__Data section__
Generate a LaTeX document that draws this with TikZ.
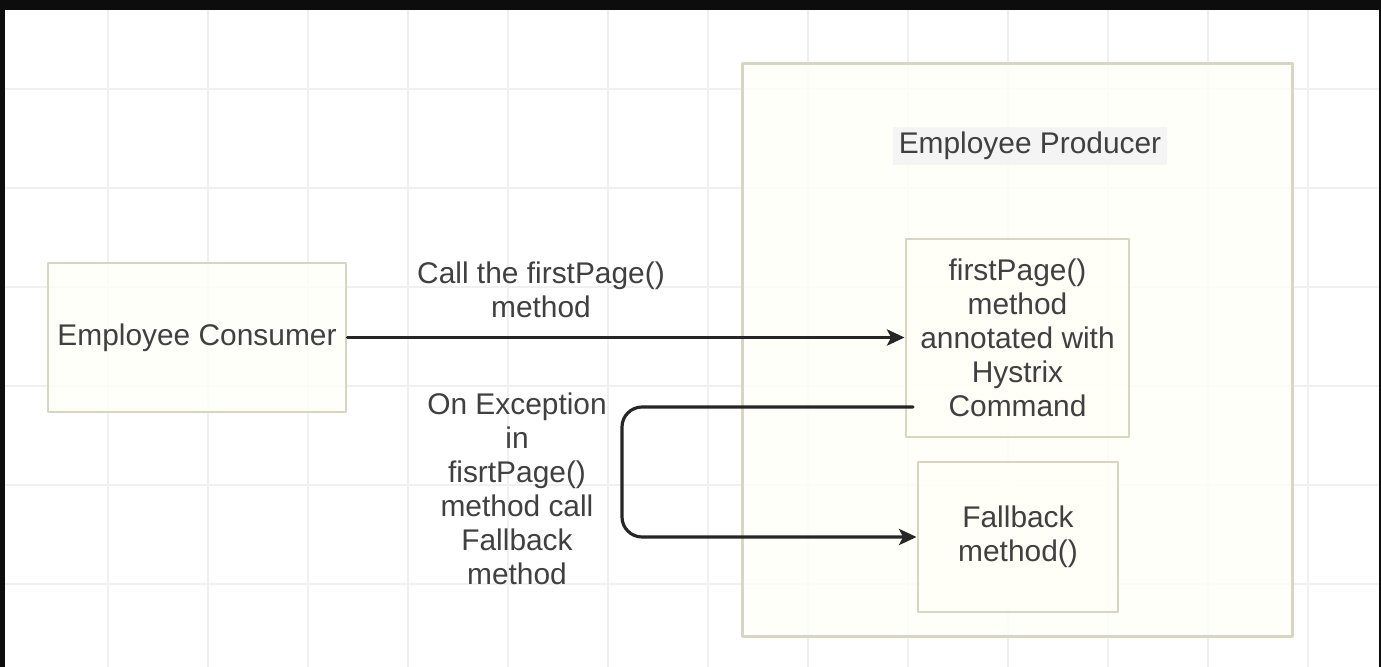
\documentclass[tikz,border=0pt]{standalone}
\usepackage{fontspec}
\setmainfont{Liberation Sans}
\usetikzlibrary{arrows.meta}
\tikzset{>={Stealth[length=5pt,width=4.6pt,inset=1.2pt]}}
\definecolor{boxfill}{HTML}{FFFFF8}
\definecolor{boxline}{HTML}{D6D6C2}
\definecolor{txtgray}{HTML}{404040}
\definecolor{gridgray}{HTML}{F0F0F0}
\definecolor{flowline}{HTML}{262626}

\begin{document}
\begin{tikzpicture}[x=0.01cm, y=-0.01cm, % 1 unidade = 1 pixel da figura
                    line cap=round, line join=round,
                    font=\fontsize{8.5}{9.7}\selectfont,
                    box/.style={draw=boxline, line width=0.8pt, fill=boxfill, fill opacity=0.85,
                                text opacity=1, text=txtgray, inner sep=0pt, align=center},
                    msg/.style={text=txtgray, align=center, inner sep=0pt},
                    flow/.style={->, flowline, line width=0.9pt}]
  \def\W{1381} % largura
  \def\H{667}  % altura
  \useasboundingbox (0,0) rectangle (\W,\H);

% Fundo e grade
  \fill[white] (0,0) rectangle (\W,\H);
  \foreach \gx in {108,208,...,1308}{
    \draw[gridgray, line width=0.8pt] (\gx,10) -- (\gx,\H);
  }
  \foreach \gy in {89,188,...,640}{
    \draw[gridgray, line width=0.8pt] (5,\gy) -- (\W,\gy);
  }
% Bordas pretas da captura
  \fill[black!95] (0,0) rectangle (\W,10);
  \fill[black!95] (0,0) rectangle (5,\H);
  \fill[black!95] (1379,0) rectangle (\W,\H);

% Caixas
  \node[box, minimum width=5.49cm, minimum height=5.72cm] (producer) at (1017.5,350) {};
  \node[fill=gray!9, inner xsep=1.5pt, inner ysep=1.5pt, text=txtgray] (ptitle) at (1030,146) {Employee Producer};
  \node[box, minimum width=2.98cm, minimum height=1.49cm] (consumer) at (197,337.5) {Employee Consumer};
  \node[box, minimum width=2.23cm, minimum height=1.98cm] (first) at (1017.5,338)
    {firstPage()\\method\\annotated with\\Hystrix\\Command};
  \node[box, minimum width=2.0cm, minimum height=1.5cm] (fallback) at (1018,537) {Fallback\\method()};

% Textos das setas
  \node[msg] (calltxt) at (541,290) {Call the firstPage()\\method};
  \node[msg] (exctxt) at (517,489) {On Exception\\in\\fisrtPage()\\method call\\Fallback\\method};

% Setas
  \draw[flow] (consumer.east) -- (consumer.east -| first.west);
  \coordinate (exc) at (913,407);
  \coordinate (bend) at (622,407);
  \draw[flow, rounded corners=5.7pt] (exc) -- (bend) |- (fallback.west);
\end{tikzpicture}
\end{document}
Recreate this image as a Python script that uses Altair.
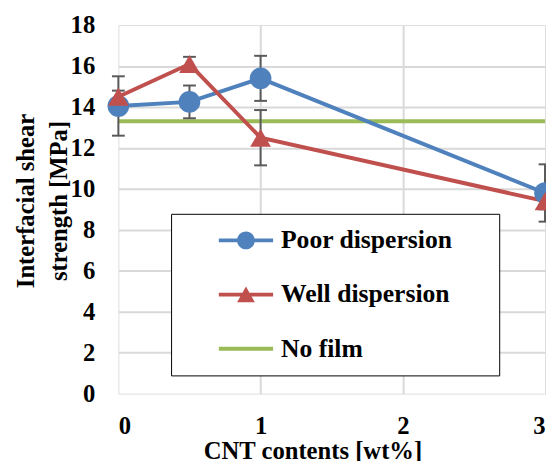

__Prompt__
Return only the number of lines in the preceding records that contain the string "this".

__Task output__
2